Some of the posts which have been the most popular on Mamamia this year have been stories of heartbreak, despair and a tiny inkling of hope. This is one of them.
Gemma works for a volunteer organisation of professional photographers from all over Australia called Heartfelt, who give the gift of photographic memories to families that have experienced stillbirths, premature and ill infants and children in the Neonatal Intensive Care Units of their local hospitals, as well as children with serious and terminal illnesses.
This is her story.
Number 11: “I photograph the babies who didn’t make it.” By GEMMA-ROSE TURNBULL
I think it was the hair that got me. Days later it is still the hair that I’m thinking about. Little waves of it, slicked to her scalp by the way she had entered the world. Dried and curly with the remnants of birth. And her tiny lips, puckered ready for kissing. But this babe hadn’t entered peacefully, and the way her head lay, her tiny feet, her hands and her chest pinpricked with the texture of the towel that covered her, was testament to the lack of breath in her lungs.

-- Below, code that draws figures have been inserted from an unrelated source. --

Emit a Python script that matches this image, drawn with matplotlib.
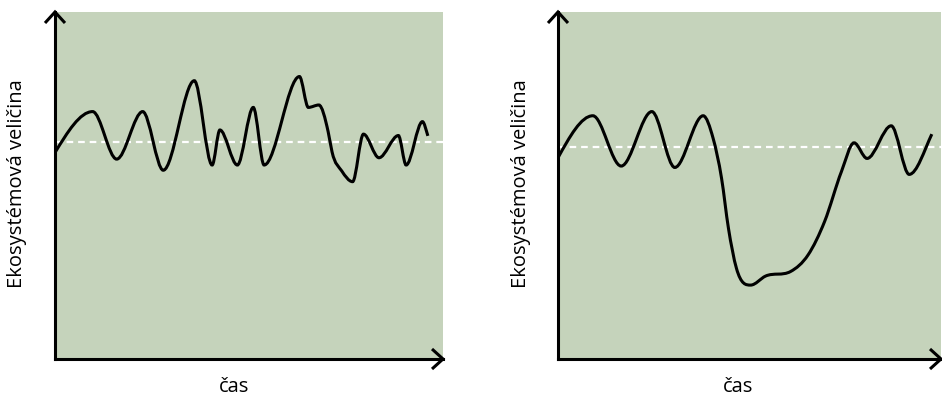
import numpy as np
import matplotlib
matplotlib.use('Agg')
import matplotlib.pyplot as plt
from matplotlib.path import Path
from matplotlib.patches import PathPatch

plt.rcParams['font.family'] = ['Open Sans', 'DejaVu Sans']

# hodnoty (čas 0-100, veličina 0-100)
left_t = [0, 9.7, 15.9, 22.6, 27.9, 35.9, 40.5, 42.5, 47.0, 51.1, 53.9, 63.0, 65.3, 68.0,
          70.4, 71.4, 73.9, 76.7, 79.5, 83.5, 88.5, 90.5, 94.7, 96.1]
left_v = [59.5, 71.3, 57.6, 71.3, 54.4, 80.2, 55.9, 66.0, 55.9, 72.5, 55.9, 81.4, 72.5, 73.2,
          65.5, 59.7, 54.2, 51.1, 64.8, 58.0, 64.4, 55.9, 68.4, 64.3]
left_base = 62.4

right_t = [0, 9.1, 16.5, 24.5, 30.5, 37.9, 40.5, 42.7, 44.5, 46.6, 50.3, 54.2, 60.7, 65.3,
           69.6, 74.0, 77.3, 80.7, 87.0, 91.7, 97.6]
right_v = [58.0, 70.1, 55.6, 71.3, 55.2, 70.1, 63.6, 52.1, 37.7, 26.1, 21.3, 23.9, 25.2, 30.0,
           39.6, 54.0, 62.3, 57.8, 67.2, 53.2, 64.8]
right_base = 61.0

xlabel = 'čas'
ylabel = 'Ekosystémová veličina'

bg = '#c5d3bb'
W, H = 942, 398


def smooth_path(t, v):
    # hladká křivka přes body (Bézier), na vrcholech vodorovná tečna
    t = np.asarray(t, float)
    v = np.asarray(v, float)
    h = np.diff(t)
    d = np.diff(v) / h
    m = np.zeros_like(v)
    for i in range(1, len(v) - 1):
        if d[i - 1] * d[i] > 0:
            c = (h[i] * d[i - 1] + h[i - 1] * d[i]) / (h[i - 1] + h[i])
            lim = 3 * min(abs(d[i - 1]), abs(d[i]))
            m[i] = np.sign(c) * min(abs(c), lim)
    m[0] = d[0] * 1.5
    m[-1] = d[-1] * 1.2
    verts = [(t[0], v[0])]
    codes = [Path.MOVETO]
    for i in range(len(h)):
        verts += [(t[i] + h[i] / 3, v[i] + m[i] * h[i] / 3),
                  (t[i + 1] - h[i] / 3, v[i + 1] - m[i + 1] * h[i] / 3),
                  (t[i + 1], v[i + 1])]
        codes += [Path.CURVE4] * 3
    return Path(verts, codes)


def draw_panel(ax, t, v, base, wpx, hpx):
    ax.set_facecolor(bg)
    ax.set_xlim(0, 100)
    ax.set_ylim(0, 100)
    ax.set_xticks([])
    ax.set_yticks([])
    for s in ['top', 'right']:
        ax.spines[s].set_visible(False)
    for s in ['left', 'bottom']:
        ax.spines[s].set_linewidth(2.2)
        ax.spines[s].set_color('black')
    ax.axhline(base, color='white', lw=1.6, ls=(0, (3.0, 2.2)), zorder=2)
    ax.add_patch(PathPatch(smooth_path(t, v), facecolor='none', edgecolor='black',
                           lw=2.2, zorder=3))
    # šipky na osách
    wx = 10 / wpx
    hy = 11 / hpx
    ax.plot([-wx, 0, wx], [1 - hy, 1, 1 - hy], transform=ax.transAxes, clip_on=False,
            color='black', lw=2.2, solid_joinstyle='miter', solid_capstyle='butt')
    bx = 11 / wpx
    by = 10 / hpx
    ax.plot([1 - bx, 1, 1 - bx], [by, 0, -by], transform=ax.transAxes, clip_on=False,
            color='black', lw=2.2, solid_joinstyle='miter', solid_capstyle='butt')


fig = plt.figure(figsize=(W / 100, H / 100), dpi=100)
ax1 = fig.add_axes([55 / W, 39 / H, 388 / W, 347 / H])
ax2 = fig.add_axes([558 / W, 39 / H, 383 / W, 347 / H])

draw_panel(ax1, left_t, left_v, left_base, 388, 347)
draw_panel(ax2, right_t, right_v, right_base, 383, 347)

fs = 14.5
fig.text(17 / W, 1 - 184 / H, ylabel, rotation=90, ha='center', va='center', fontsize=fs)
fig.text(521 / W, 1 - 184 / H, ylabel, rotation=90, ha='center', va='center', fontsize=fs)
fig.text(234 / W, 1 - 387 / H, xlabel, ha='center', va='center', fontsize=fs)
fig.text(738 / W, 1 - 387 / H, xlabel, ha='center', va='center', fontsize=fs)

fig.savefig('out.png', dpi=100)
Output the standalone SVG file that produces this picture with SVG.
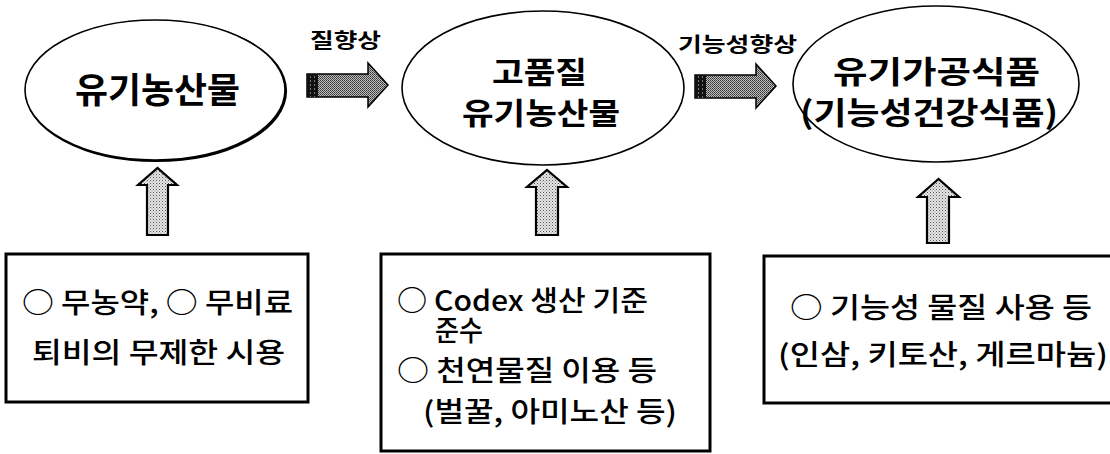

Her mouth, that sweet kissable mouth, was dark and seemed to frown somehow. It was like she was sad she knew she’d almost made it from that deep dark place in her Mums belly to that safe milky spot on her chest. Still she lay there, a lovely chubby girl, and I took what I could of her for a memento. I took her face, her hands crossed over her little heart, her feet, everything I could get into my camera for safe keeping, and then I walked out into the relentless summer sunshine, to a world that moved on, paying no heed to the loss of her small breaths, and a parking ticket.
It was then, photographing the second dead child in less than an hour, that the midwife had turned to me and said “This part is the hardest part. I hate it”.
And I knew she meant what I was feeling, that those little lifeless bodies, were more than their size. So many hopes and dreams, even expectations, were tucked up into their teeny hearts, under their miniature fingernails, in the wave of those birth formed curls, that they should have been 1000 feet tall not so terribly, terribly, eternally small.
In that same breath she’d asked me why I did it? Why?
I’d gotten up that morning, to a house full of family sleeping off the excesses of Christmas, and nabbed my niece off a sister thankful for the chance of some extra sleep. I’d had too many champagnes the day before to try for my own lie in, and greedily wanted P’s nine-month-old morning smiles to myself before the family rose and started the slightly competitive game of baby pass-the-parcel (each vying to be the apple of her delightful eyes).